Payrolls grew by 275k, 75k more than expected but the two prior months were revised down by a combined 167k so a miss relative to expectations when adding it all up. Most of that revision was to January as the original 353k print was revised to 229k and the private sector print of 317k was revised down to 177k.
The household survey reflected a job loss for the 4th month in the past 5, down by 184k and combine that with an increase of 150k in the size of the labor force and the unemployment rate rose by two tenths to 3.9% which is the highest since January 2022. The U6 rate rose to 7.3%, also up one tenth, a level last seen in December 2021. An issue again is all the jobs came in part time as full time jobs were shed again.

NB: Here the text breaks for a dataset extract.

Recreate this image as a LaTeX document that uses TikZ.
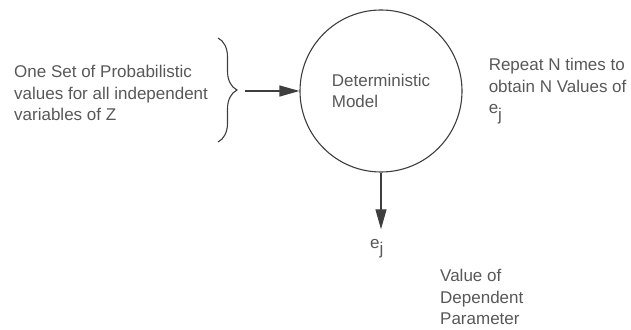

Average hourly earnings rose one tenth m/o/m but after a .5% jump in January. They were higher by 4.3% y/o/y. Combine this with the average workweek of 34.3, in line with expectations and vs 34.2 last month (revised up from 34.1 but still the lowest in 13 years), average weekly earnings were higher by .4% m/o/m and 3.7% y/o/y. The participation rate held at 62.5% for a 3rd month and it still has not gotten back to its February 2020 level of 63.3%. The 25-54 yr old cohort though saw a rise of 2 tenths m/o/m to 83.5% and that is above the February 2020 level of 83%. The employment to population ratio down ticked by one tenth to 60.1%. It was 61.1% in February 2020.